**DATASET SECTION**
----------------------------------------

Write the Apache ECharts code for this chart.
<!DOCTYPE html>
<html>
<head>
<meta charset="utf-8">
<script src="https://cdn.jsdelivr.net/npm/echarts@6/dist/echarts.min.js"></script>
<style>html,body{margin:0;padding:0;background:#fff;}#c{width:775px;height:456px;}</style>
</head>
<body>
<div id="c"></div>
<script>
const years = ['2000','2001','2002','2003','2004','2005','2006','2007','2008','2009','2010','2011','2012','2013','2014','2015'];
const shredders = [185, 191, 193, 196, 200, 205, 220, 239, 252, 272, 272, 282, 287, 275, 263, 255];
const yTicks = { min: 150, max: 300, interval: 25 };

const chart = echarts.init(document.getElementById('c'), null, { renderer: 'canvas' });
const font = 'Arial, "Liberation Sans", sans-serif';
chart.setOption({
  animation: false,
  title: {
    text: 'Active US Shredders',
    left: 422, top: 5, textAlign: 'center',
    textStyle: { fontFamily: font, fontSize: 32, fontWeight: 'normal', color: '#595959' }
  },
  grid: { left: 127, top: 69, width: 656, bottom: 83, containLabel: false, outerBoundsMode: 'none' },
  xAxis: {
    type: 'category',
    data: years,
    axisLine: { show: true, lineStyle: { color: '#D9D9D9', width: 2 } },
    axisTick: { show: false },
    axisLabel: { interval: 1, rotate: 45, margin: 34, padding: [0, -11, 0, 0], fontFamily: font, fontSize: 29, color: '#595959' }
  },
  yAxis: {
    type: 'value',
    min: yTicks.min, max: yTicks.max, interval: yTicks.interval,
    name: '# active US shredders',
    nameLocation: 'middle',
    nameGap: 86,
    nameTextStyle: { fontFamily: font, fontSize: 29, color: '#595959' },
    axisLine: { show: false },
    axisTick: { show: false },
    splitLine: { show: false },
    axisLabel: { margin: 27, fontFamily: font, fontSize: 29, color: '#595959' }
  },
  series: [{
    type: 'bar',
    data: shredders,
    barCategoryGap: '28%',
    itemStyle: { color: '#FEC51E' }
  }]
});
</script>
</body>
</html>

----------------------------------------

**WHAT THE TASK REQUIRES**
Reproduce verbatim only this range: the first line of the material through the line that contains "300, interval: 25", inclusive.

**WRITTEN SOLUTION**
Write the Apache ECharts code for this chart.
<!DOCTYPE html>
<html>
<head>
<meta charset="utf-8">
<script src="https://cdn.jsdelivr.net/npm/echarts@6/dist/echarts.min.js"></script>
<style>html,body{margin:0;padding:0;background:#fff;}#c{width:775px;height:456px;}</style>
</head>
<body>
<div id="c"></div>
<script>
const years = ['2000','2001','2002','2003','2004','2005','2006','2007','2008','2009','2010','2011','2012','2013','2014','2015'];
const shredders = [185, 191, 193, 196, 200, 205, 220, 239, 252, 272, 272, 282, 287, 275, 263, 255];
const yTicks = { min: 150, max: 300, interval: 25 };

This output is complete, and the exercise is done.